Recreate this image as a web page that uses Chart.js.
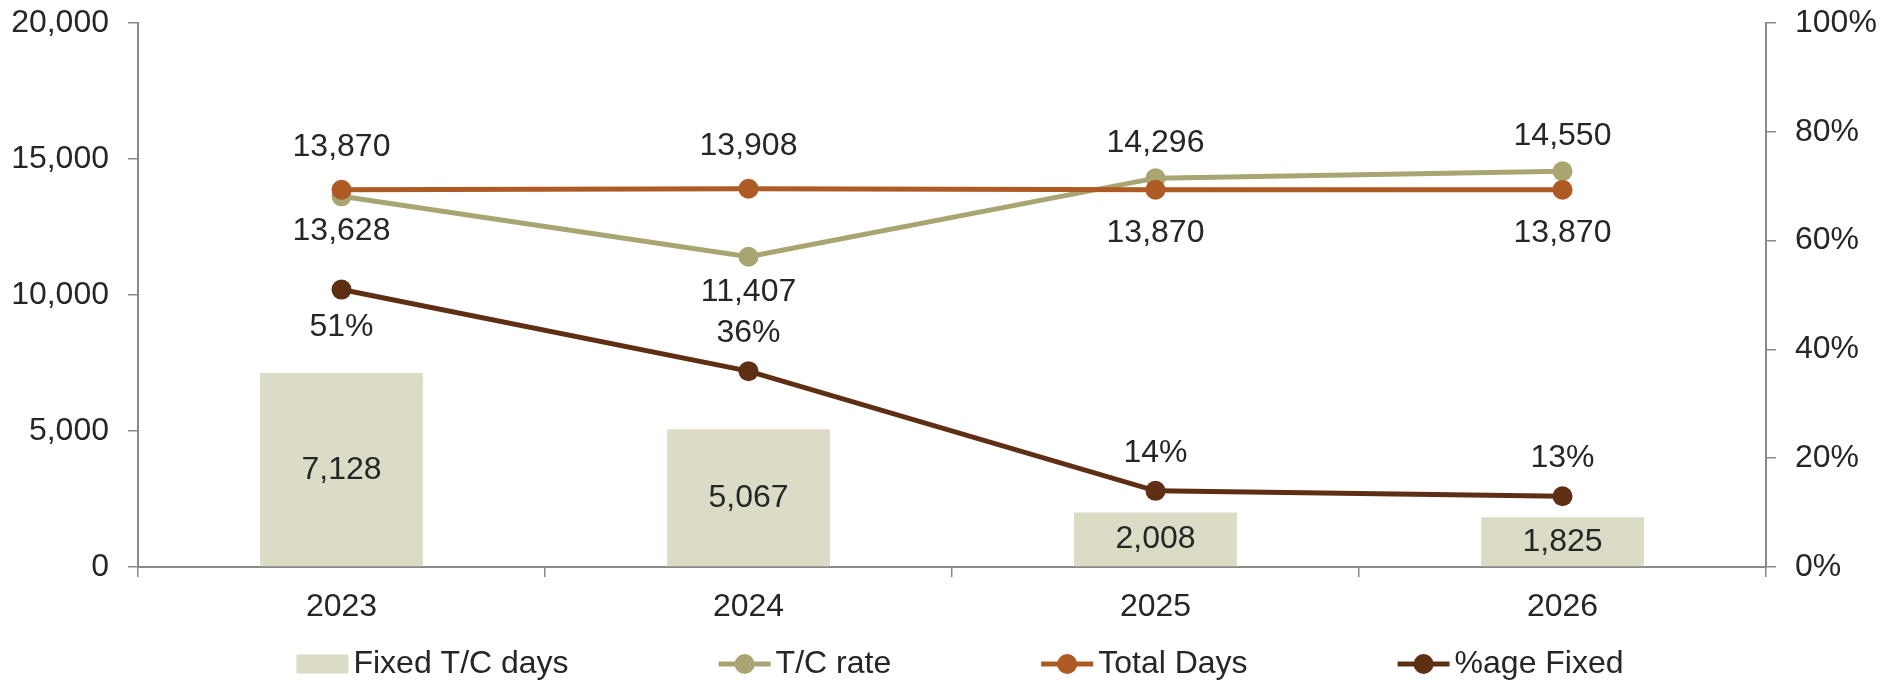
==
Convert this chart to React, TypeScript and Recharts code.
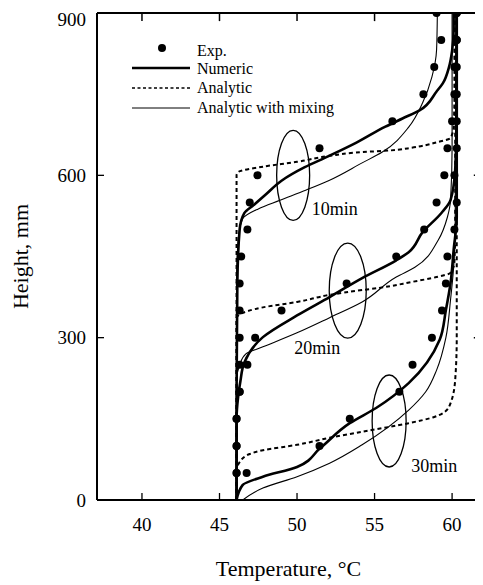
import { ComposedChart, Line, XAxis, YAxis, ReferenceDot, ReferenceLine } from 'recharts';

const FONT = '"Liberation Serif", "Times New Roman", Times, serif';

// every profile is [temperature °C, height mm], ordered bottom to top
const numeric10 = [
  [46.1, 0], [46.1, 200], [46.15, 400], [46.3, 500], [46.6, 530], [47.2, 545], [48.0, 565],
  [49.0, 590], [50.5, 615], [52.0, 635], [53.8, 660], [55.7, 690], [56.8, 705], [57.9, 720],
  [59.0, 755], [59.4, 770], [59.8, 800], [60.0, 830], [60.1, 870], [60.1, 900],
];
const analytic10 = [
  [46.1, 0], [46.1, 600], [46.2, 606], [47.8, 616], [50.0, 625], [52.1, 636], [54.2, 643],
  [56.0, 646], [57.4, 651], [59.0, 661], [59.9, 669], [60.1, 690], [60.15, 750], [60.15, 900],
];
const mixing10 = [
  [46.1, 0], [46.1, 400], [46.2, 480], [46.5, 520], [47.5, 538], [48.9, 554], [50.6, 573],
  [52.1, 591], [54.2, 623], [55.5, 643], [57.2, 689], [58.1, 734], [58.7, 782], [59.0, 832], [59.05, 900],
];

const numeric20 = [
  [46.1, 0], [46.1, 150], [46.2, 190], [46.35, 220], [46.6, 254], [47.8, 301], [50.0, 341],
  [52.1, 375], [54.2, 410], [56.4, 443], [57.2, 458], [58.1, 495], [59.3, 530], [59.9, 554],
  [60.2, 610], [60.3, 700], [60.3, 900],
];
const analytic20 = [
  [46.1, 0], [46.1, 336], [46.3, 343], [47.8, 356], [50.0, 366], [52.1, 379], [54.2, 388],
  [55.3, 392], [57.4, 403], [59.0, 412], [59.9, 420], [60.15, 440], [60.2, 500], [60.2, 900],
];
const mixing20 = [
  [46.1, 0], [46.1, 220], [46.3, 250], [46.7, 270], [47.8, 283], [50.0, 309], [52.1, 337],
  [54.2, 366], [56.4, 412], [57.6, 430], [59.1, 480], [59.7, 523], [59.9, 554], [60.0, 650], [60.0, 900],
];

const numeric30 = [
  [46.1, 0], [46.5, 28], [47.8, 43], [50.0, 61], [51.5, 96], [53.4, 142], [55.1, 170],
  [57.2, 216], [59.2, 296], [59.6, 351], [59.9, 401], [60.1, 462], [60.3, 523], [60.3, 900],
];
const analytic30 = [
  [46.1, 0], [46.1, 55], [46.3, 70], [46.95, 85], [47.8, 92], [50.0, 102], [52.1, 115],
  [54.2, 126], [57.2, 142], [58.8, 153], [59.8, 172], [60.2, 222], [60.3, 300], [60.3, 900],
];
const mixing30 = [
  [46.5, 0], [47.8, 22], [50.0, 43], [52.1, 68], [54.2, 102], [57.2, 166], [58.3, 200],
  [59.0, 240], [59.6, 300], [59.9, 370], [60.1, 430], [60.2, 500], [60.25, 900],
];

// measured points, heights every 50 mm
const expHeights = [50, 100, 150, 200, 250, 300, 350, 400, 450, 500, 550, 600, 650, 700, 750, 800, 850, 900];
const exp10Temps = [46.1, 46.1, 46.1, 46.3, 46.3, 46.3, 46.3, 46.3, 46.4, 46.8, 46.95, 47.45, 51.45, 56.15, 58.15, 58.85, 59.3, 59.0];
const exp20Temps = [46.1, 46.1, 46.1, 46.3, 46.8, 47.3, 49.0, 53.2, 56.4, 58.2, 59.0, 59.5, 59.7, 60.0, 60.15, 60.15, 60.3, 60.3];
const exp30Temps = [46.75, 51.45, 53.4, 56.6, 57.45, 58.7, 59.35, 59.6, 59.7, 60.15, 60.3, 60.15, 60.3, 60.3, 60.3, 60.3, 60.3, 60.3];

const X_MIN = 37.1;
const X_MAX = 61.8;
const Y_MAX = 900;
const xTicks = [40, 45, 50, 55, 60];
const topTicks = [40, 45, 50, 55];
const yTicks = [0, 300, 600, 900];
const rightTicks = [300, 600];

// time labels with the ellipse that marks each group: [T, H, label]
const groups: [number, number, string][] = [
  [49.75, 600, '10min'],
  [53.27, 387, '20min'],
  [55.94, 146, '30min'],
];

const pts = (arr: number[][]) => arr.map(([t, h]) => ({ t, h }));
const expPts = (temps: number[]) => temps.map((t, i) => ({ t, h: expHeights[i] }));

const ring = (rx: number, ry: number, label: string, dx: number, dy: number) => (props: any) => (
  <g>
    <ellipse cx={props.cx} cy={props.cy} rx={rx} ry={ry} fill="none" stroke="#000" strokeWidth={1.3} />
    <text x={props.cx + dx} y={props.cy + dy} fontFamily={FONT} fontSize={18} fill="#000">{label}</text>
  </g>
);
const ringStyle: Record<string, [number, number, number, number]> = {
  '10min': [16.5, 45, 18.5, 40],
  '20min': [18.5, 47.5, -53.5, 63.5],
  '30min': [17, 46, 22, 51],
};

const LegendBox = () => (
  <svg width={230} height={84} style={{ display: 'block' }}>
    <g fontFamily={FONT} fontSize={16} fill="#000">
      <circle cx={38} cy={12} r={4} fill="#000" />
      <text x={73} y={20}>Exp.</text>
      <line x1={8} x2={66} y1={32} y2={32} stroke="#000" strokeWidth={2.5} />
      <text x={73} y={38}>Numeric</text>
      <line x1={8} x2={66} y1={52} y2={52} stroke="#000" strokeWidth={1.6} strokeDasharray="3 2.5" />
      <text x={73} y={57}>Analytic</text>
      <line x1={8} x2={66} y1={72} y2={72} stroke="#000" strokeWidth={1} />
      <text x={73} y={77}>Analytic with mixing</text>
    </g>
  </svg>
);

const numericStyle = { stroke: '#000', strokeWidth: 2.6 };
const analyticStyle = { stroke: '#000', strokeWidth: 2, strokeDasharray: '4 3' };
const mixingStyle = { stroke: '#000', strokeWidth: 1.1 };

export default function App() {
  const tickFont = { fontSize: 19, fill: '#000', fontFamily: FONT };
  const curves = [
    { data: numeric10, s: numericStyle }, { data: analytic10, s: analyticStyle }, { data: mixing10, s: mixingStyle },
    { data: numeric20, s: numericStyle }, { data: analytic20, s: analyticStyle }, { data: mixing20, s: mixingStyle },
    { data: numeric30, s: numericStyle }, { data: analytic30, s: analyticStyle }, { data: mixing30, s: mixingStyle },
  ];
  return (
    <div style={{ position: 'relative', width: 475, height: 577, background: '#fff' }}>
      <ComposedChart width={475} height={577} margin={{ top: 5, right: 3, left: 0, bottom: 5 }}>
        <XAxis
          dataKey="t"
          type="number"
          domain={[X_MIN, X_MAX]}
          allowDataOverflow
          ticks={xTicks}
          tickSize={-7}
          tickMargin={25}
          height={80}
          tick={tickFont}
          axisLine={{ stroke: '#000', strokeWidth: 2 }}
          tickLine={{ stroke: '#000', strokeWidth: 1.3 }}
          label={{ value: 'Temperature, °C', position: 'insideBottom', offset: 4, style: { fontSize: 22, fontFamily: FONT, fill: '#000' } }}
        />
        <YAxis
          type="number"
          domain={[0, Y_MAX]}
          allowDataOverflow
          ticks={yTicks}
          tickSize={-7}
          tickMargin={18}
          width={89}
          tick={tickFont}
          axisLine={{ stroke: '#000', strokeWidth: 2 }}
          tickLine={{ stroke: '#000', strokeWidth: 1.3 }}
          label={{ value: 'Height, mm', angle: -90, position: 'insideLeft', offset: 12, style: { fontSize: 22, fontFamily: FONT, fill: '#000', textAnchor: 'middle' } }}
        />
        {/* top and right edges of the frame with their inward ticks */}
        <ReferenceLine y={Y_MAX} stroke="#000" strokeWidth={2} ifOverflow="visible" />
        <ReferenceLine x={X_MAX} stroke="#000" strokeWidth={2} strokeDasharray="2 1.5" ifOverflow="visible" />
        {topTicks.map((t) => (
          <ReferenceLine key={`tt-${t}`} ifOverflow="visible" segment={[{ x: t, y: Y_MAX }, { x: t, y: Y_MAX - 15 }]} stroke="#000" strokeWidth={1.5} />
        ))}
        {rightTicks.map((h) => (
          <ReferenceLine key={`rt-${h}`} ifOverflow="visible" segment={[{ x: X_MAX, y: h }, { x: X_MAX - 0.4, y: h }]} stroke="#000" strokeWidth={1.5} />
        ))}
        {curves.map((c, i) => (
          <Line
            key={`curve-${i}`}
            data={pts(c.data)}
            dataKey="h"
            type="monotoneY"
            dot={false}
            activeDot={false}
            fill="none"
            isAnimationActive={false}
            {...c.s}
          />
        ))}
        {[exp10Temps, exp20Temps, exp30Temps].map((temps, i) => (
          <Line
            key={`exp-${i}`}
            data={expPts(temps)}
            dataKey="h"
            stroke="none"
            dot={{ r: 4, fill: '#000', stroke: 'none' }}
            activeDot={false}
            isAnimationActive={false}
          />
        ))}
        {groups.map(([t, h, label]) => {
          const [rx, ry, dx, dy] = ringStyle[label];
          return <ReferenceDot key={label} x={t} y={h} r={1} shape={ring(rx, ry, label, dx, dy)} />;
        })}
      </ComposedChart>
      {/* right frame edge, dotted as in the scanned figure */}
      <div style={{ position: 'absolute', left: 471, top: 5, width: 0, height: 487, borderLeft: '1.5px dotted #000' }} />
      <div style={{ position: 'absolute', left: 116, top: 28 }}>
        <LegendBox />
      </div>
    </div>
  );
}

To do —
Look through the records above and report how many lines hold the word "that", giving only the number.

Completed exercise —
2